2) We would like Google to present manual audit data in GRIN on an individual item basis, much as the Material Error % and Overall Error % are reported. This data should include the manual audit date, as well as an audit "score", and these parameters should also be usable in the advanced search interface.We also suggest that Google increase the scale of the manual audit process, to provide a greater number of quality assessment comparison points.
3) Now that Google is rejecting duplicate items for scanning and returning matching duplicates to its Library Partners, rejection decisions should take into account the quality of a previously-scanned item. This also assumes the availability of volume-specific quality metrics that are accurate and reliable. We would like more information about Google’s plans in this area.
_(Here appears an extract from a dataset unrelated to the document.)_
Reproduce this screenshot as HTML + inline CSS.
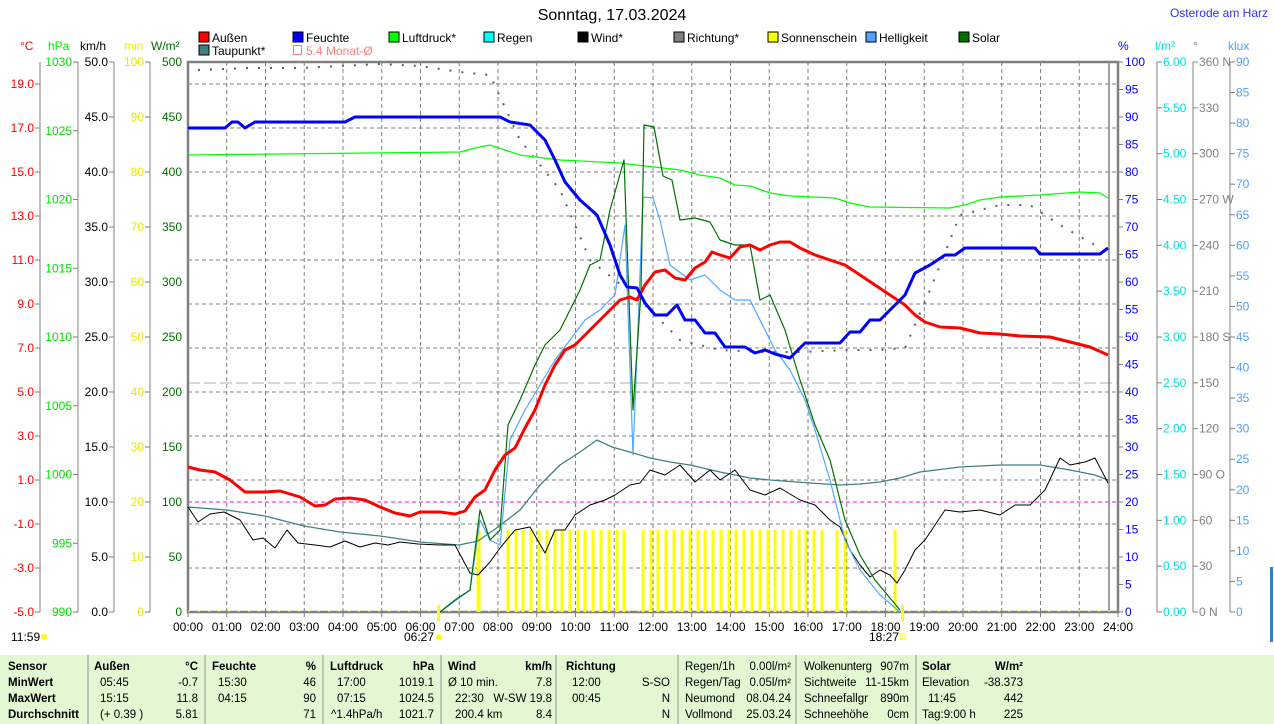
<!DOCTYPE html>
<html><head><meta charset="utf-8"><style>
html,body{margin:0;padding:0;background:#fff;width:1274px;height:724px;overflow:hidden}
svg{display:block;font-family:"Liberation Sans",sans-serif}
</style></head><body>
<svg id="s" width="1274" height="724" xmlns="http://www.w3.org/2000/svg">
<rect x="0" y="655" width="1274" height="69" fill="#e2f8d2"/>
<g id="g"></g>
<text x="612" y="20" font-size="16" text-anchor="middle" fill="#000">Sonntag, 17.03.2024</text>
<text x="1268" y="17" font-size="12" text-anchor="end" fill="#3030ff">Osterode am Harz</text>
<g font-size="12">
<text x="20" y="50" fill="#ff0000">°C</text><text x="48" y="50" fill="#00ee00">hPa</text><text x="80" y="50" fill="#000">km/h</text><text x="124" y="50" fill="#eeee00">min</text><text x="151" y="50" fill="#007000">W/m²</text>
<text x="1118" y="50" fill="#0000ff">%</text><text x="1155" y="50" fill="#00e0e0">l/m²</text><text x="1193" y="50" fill="#808080">°</text><text x="1228" y="50" fill="#50a0ff">klux</text>
</g>
<g font-size="12" fill="#000">
<rect x="199" y="32" width="10" height="10" fill="#ff0000" stroke="#000"/><text x="212" y="42">Außen</text>
<rect x="293" y="32" width="10" height="10" fill="#0000ff" stroke="#000"/><text x="306" y="42">Feuchte</text>
<rect x="389" y="32" width="10" height="10" fill="#00ff00" stroke="#000"/><text x="402" y="42">Luftdruck*</text>
<rect x="484" y="32" width="10" height="10" fill="#00ffff" stroke="#000"/><text x="497" y="42">Regen</text>
<rect x="578" y="32" width="10" height="10" fill="#000" stroke="#000"/><text x="591" y="42">Wind*</text>
<rect x="674" y="32" width="10" height="10" fill="#808080" stroke="#000"/><text x="687" y="42">Richtung*</text>
<rect x="768" y="32" width="10" height="10" fill="#ffff00" stroke="#000"/><text x="781" y="42">Sonnenschein</text>
<rect x="866" y="32" width="10" height="10" fill="#50a0ff" stroke="#000"/><text x="879" y="42">Helligkeit</text>
<rect x="959" y="32" width="10" height="10" fill="#007000" stroke="#000"/><text x="972" y="42">Solar</text>
<rect x="199" y="45" width="10" height="10" fill="#408080" stroke="#000"/><text x="212" y="55">Taupunkt*</text>
<rect x="293.5" y="45.5" width="8" height="9" fill="none" stroke="#ff8080"/><text x="306" y="55" fill="#ff8080">5.4 Monat-Ø</text>
</g>
</svg>
<script>
const NS="http://www.w3.org/2000/svg",g=document.getElementById('g');
function el(t,a,txt){const e=document.createElementNS(NS,t);for(const k in a)e.setAttribute(k,a[k]);if(txt!==undefined)e.textContent=txt;g.appendChild(e);return e;}
const X0=188,X1=1118,T=62,B=612,hw=(X1-X0)/24;
for(let y=84;y<=568;y+=44)el('line',{x1:X0,x2:X1,y1:y,y2:y,stroke:'#808080','stroke-dasharray':'4,3'});
for(let h=1;h<24;h++){const x=X0+h*hw;el('line',{x1:x,x2:x,y1:T,y2:B,stroke:'#808080','stroke-dasharray':'4,3'});}
el('line',{x1:X0,x2:X1,y1:383,y2:383,stroke:'#b0b0b0','stroke-dasharray':'12,4'});
el('line',{x1:X0,x2:X1,y1:502,y2:502,stroke:'#ff00ff','stroke-dasharray':'4,3'});
el('line',{x1:1109,x2:1109,y1:T,y2:B,stroke:'#808080','stroke-width':1.5});
for(let h=0;h<=24;h++){const x=X0+h*hw;el('line',{x1:x,x2:x,y1:B,y2:B+5,stroke:'#808080'});el('text',{x:x,y:631,'font-size':12,'text-anchor':'middle'},(h<10?'0':'')+h+':00');}
function axis(lx,y0,y1,n,fmt,col){el('line',{x1:lx,x2:lx,y1:y0,y2:y1,stroke:'#808080'});for(let i=0;i<=n;i++){const y=y0+(y1-y0)*i/n;el('line',{x1:lx-5,x2:lx,y1:y,y2:y,stroke:'#808080'});el('text',{x:lx-6,y:y+4,'font-size':12,'text-anchor':'end',fill:col},fmt(i));}}
el('line',{x1:40,x2:40,y1:T,y2:B,stroke:'#808080'});
for(let v=-5;v<=19;v+=2){const y=612-(v+5)*22;el('line',{x1:35,x2:40,y1:y,y2:y,stroke:'#808080'});el('text',{x:34,y:y+4,'font-size':12,'text-anchor':'end',fill:'#ff0000'},v.toFixed(1));}
axis(78,T,B,8,i=>String(1030-5*i),'#00dd00');
axis(114,T,B,10,i=>(50-5*i).toFixed(1),'#000');
axis(150,T,B,10,i=>String(100-10*i),'#e8e800');
for(let i=0;i<=10;i++){const y=T+55*i;el('text',{x:182,y:y+4,'font-size':12,'text-anchor':'end',fill:'#007000'},String(500-50*i));}
function raxis(lx,n,fmt,col){el('line',{x1:lx,x2:lx,y1:T,y2:B,stroke:'#808080'});for(let i=0;i<=n;i++){const y=T+(B-T)*i/n;el('line',{x1:lx,x2:lx+5,y1:y,y2:y,stroke:'#808080'});el('text',{x:lx+6,y:y+4,'font-size':12,fill:col},fmt(i));}}
for(let i=0;i<=20;i++){const y=T+27.5*i;el('line',{x1:X1,x2:X1+5,y1:y,y2:y,stroke:'#808080'});el('text',{x:1125,y:y+4,'font-size':12,fill:'#0000ff'},String(100-5*i));}
raxis(1157,12,i=>(6-0.5*i).toFixed(2),'#00e0e0');
const dir={0:' N',3:' W',6:' S',9:' O',12:' N'};
raxis(1193,12,i=>String(360-30*i)+(dir[i]||''),'#808080');
raxis(1230,18,i=>String(90-5*i),'#50a0ff');
el('rect',{x:X0,y:T,width:X1-X0,height:B-T,fill:'none',stroke:'#808080','stroke-width':2.5});
el('rect',{x:1270,y:567,width:3,height:75,fill:'#3080d0'});
el('line',{x1:X0,x2:X1,y1:B-1,y2:B-1,stroke:'#ffff00','stroke-dasharray':'2,8'});
const bars=[508,516,523,531,539,547,555,562,570,578,585,593,601,609,617,624,643,651,658,666,674,682,690,698,705,713,721,729,736,744,752,760,768,775,783,791,799,806,814,822,837,845];
bars.forEach(x=>el('rect',{x:x-1.5,y:530,width:3,height:82,fill:'#ffff00'}));
el('rect',{x:476.5,y:530,width:4,height:82,fill:'#ffff00'});
el('rect',{x:893.5,y:530,width:3,height:82,fill:'#ffff00'});
el('rect',{x:437,y:605,width:3,height:16,fill:'#ffff00'});
el('rect',{x:901,y:605,width:3,height:16,fill:'#ffff00'});
function pl(pts,col,w,extra){const a={points:pts.map(p=>p.join(',')).join(' '),fill:'none',stroke:col,'stroke-width':w,'stroke-linejoin':'round'};Object.assign(a,extra||{});el('polyline',a);}
pl([[198,70],[250,68],[300,68],[380,64],[420,66],[460,72],[490,75],[520,140],[560,190],[590,260],[640,300],[680,340],[720,350],[760,352],[800,352],[850,350],[880,350],[905,348],[930,290],[960,215],[1000,205],[1030,205],[1060,225],[1100,248]],'#606060',2,{'stroke-dasharray':'2,10'});
pl([[188,155],[280,154],[460,152],[475,148],[490,145],[505,150],[520,155],[560,160],[620,163],[680,170],[700,175],[720,178],[735,185],[750,186],[770,193],[790,196],[835,198],[850,203],[870,207],[950,208],[965,205],[980,200],[1000,197],[1040,195],[1080,192],[1100,193],[1108,198]],'#00ff00',1.3);
pl([[188,507],[227,510],[265,516],[304,526],[340,532],[380,536],[420,542],[459,545],[478,541],[498,527],[520,510],[540,485],[560,465],[580,452],[597,440],[612,447],[630,452],[650,458],[670,462],[690,465],[720,472],[750,478],[770,480],[810,483],[840,485],[860,484],[880,482],[900,478],[920,472],[960,467],[1000,465],[1040,465],[1070,470],[1095,475],[1108,480]],'#408080',1.3);
pl([[188,507],[198,522],[210,514],[224,512],[240,520],[253,540],[263,538],[275,548],[287,530],[298,543],[315,545],[330,547],[345,541],[360,547],[375,543],[388,545],[400,542],[418,544],[440,545],[455,545],[470,573],[478,575],[490,562],[500,548],[515,530],[530,527],[545,553],[555,530],[565,530],[575,515],[590,505],[605,500],[615,495],[630,485],[640,483],[650,470],[665,475],[680,465],[695,482],[710,470],[720,480],[735,470],[750,490],[765,495],[780,488],[800,500],[815,505],[830,520],[840,527],[850,550],[860,565],[870,577],[880,570],[890,575],[897,583],[905,570],[915,550],[925,540],[935,525],[945,510],[960,512],[980,510],[1000,515],[1015,505],[1030,505],[1045,490],[1060,458],[1070,465],[1085,462],[1095,458],[1108,483]],'#000',1);
pl([[440,612],[470,590],[480,520],[490,540],[500,545],[510,440],[525,410],[540,385],[555,360],[570,340],[585,320],[600,310],[615,295],[625,225],[633,455],[643,197],[653,198],[660,220],[670,265],[690,280],[705,275],[720,290],[735,300],[750,300],[765,330],[775,350],[790,370],[805,400],[815,430],[830,480],[845,540],[860,570],[880,595],[900,612]],'#50a8ff',1.2);
pl([[440,612],[455,600],[470,590],[480,510],[490,540],[500,530],[508,425],[520,400],[535,365],[545,345],[560,330],[570,310],[580,290],[590,265],[600,260],[610,210],[624,160],[633,410],[641,292],[644,125],[654,127],[663,176],[672,180],[680,220],[695,218],[710,222],[720,240],[735,245],[750,245],[760,300],[770,295],[785,330],[800,380],[815,425],[830,460],[845,520],[860,555],[875,580],[890,598],[900,610]],'#007000',1.2);
pl([[188,467],[200,470],[215,472],[230,480],[245,492],[265,492],[280,491],[300,497],[315,506],[325,505],[335,499],[350,498],[365,500],[380,507],[395,513],[410,516],[420,512],[440,512],[455,514],[465,511],[475,497],[485,490],[495,470],[505,455],[515,448],[525,428],[535,410],[545,385],[555,365],[565,350],[575,345],[590,330],[605,315],[620,300],[630,297],[637,300],[645,285],[655,272],[665,270],[675,278],[685,280],[695,268],[705,262],[712,252],[720,255],[730,258],[740,247],[750,245],[760,250],[770,245],[780,242],[790,242],[800,248],[815,255],[830,260],[845,265],[860,275],[875,285],[890,295],[905,305],[915,315],[925,322],[940,327],[960,328],[980,333],[1000,334],[1020,336],[1050,337],[1070,342],[1090,347],[1108,355]],'#ff0000',3);
pl([[188,128],[225,128],[232,122],[238,122],[245,128],[255,122],[345,122],[355,117],[500,117],[510,122],[530,125],[545,140],[555,160],[565,182],[580,200],[597,215],[610,245],[620,275],[627,287],[637,288],[645,303],[655,315],[667,315],[677,305],[685,320],[695,320],[705,333],[715,333],[725,347],[745,347],[755,353],[765,350],[775,354],[790,358],[805,343],[840,343],[850,332],[860,332],[870,320],[880,320],[895,305],[905,295],[915,273],[930,265],[945,255],[955,255],[965,248],[1035,248],[1040,254],[1100,254],[1108,248]],'#0000ff',3);
el('text',{x:11,y:641,'font-size':12},'11:59');el('circle',{cx:44,cy:637,r:3,fill:'#ffff00'});
el('text',{x:404,y:641,'font-size':12},'06:27');el('circle',{cx:439,cy:637,r:3,fill:'#ffff00'});
el('text',{x:869,y:641,'font-size':12},'18:27');el('rect',{x:900,y:634,width:5,height:5,fill:'none',stroke:'#ffff00'});
[88,205,323,441,556,678,796,916].forEach(x=>el('line',{x1:x,x2:x,y1:655,y2:724,stroke:'#909090'}));
function t(x,y,s,opt){const a={x:x,y:y,'font-size':11.5};Object.assign(a,opt||{});el('text',a,s);}
const R={'text-anchor':'end'},Bo={'font-weight':'bold'},BR={'font-weight':'bold','text-anchor':'end'};
const ys=[670,686,702,718];
t(8,ys[0],'Sensor',Bo);t(8,ys[1],'MinWert',Bo);t(8,ys[2],'MaxWert',Bo);t(8,ys[3],'Durchschnitt',Bo);
t(94,ys[0],'Außen',Bo);t(198,ys[0],'°C',BR);t(100,ys[1],'05:45');t(198,ys[1],'-0.7',R);t(100,ys[2],'15:15');t(198,ys[2],'11.8',R);t(100,ys[3],'(+ 0.39 )');t(198,ys[3],'5.81',R);
t(212,ys[0],'Feuchte',Bo);t(316,ys[0],'%',BR);t(218,ys[1],'15:30');t(316,ys[1],'46',R);t(218,ys[2],'04:15');t(316,ys[2],'90',R);t(316,ys[3],'71',R);
t(330,ys[0],'Luftdruck',Bo);t(434,ys[0],'hPa',BR);t(337,ys[1],'17:00');t(434,ys[1],'1019.1',R);t(337,ys[2],'07:15');t(434,ys[2],'1024.5',R);t(331,ys[3],'^1.4hPa/h');t(434,ys[3],'1021.7',R);
t(448,ys[0],'Wind',Bo);t(552,ys[0],'km/h',BR);t(448,ys[1],'Ø 10 min.');t(552,ys[1],'7.8',R);t(455,ys[2],'22:30');t(552,ys[2],'W-SW 19.8',R);t(455,ys[3],'200.4 km');t(552,ys[3],'8.4',R);
t(566,ys[0],'Richtung',Bo);t(572,ys[1],'12:00');t(670,ys[1],'S-SO',R);t(572,ys[2],'00:45');t(670,ys[2],'N',R);t(670,ys[3],'N',R);
t(685,ys[0],'Regen/1h');t(791,ys[0],'0.00l/m²',R);t(685,ys[1],'Regen/Tag');t(791,ys[1],'0.05l/m²',R);t(685,ys[2],'Neumond');t(791,ys[2],'08.04.24',R);t(685,ys[3],'Vollmond');t(791,ys[3],'25.03.24',R);
t(804,ys[0],'Wolkenunterg',{textLength:68});t(909,ys[0],'907m',R);t(804,ys[1],'Sichtweite');t(909,ys[1],'11-15km',R);t(804,ys[2],'Schneefallgr');t(909,ys[2],'890m',R);t(804,ys[3],'Schneehöhe');t(909,ys[3],'0cm',R);
t(922,ys[0],'Solar',Bo);t(1023,ys[0],'W/m²',BR);t(922,ys[1],'Elevation');t(1023,ys[1],'-38.373',R);t(928,ys[2],'11:45');t(1023,ys[2],'442',R);t(922,ys[3],'Tag:9:00 h');t(1023,ys[3],'225',R);
</script>
</body></html>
4) We would like Google to make an effort to improve communications about existing methods, workflows and processes so that the Library Partners can clearly understand the information that accompanies the digital versions and the implications for the library’s management of its digital copies. This includes communications regarding any modifications or updates to those processes. It would be helpful to receive regular communications about Google’s quality improvement processes and plans.
5) In light of statements that Google has made about diminishing returns in improving quality, we strongly encourage Google not to give up on attempts to improve quality; it is important that this remain a high priority of GBS.
Google has recently explained that as error rates go down the automated detectors are ‘over-tuned’ to detect potential issues, resulting in a high number of false positives. As a consequence, the reported Overall Error Rate is no longer a reliable measure of individual book quality as it would be experienced by a human reader.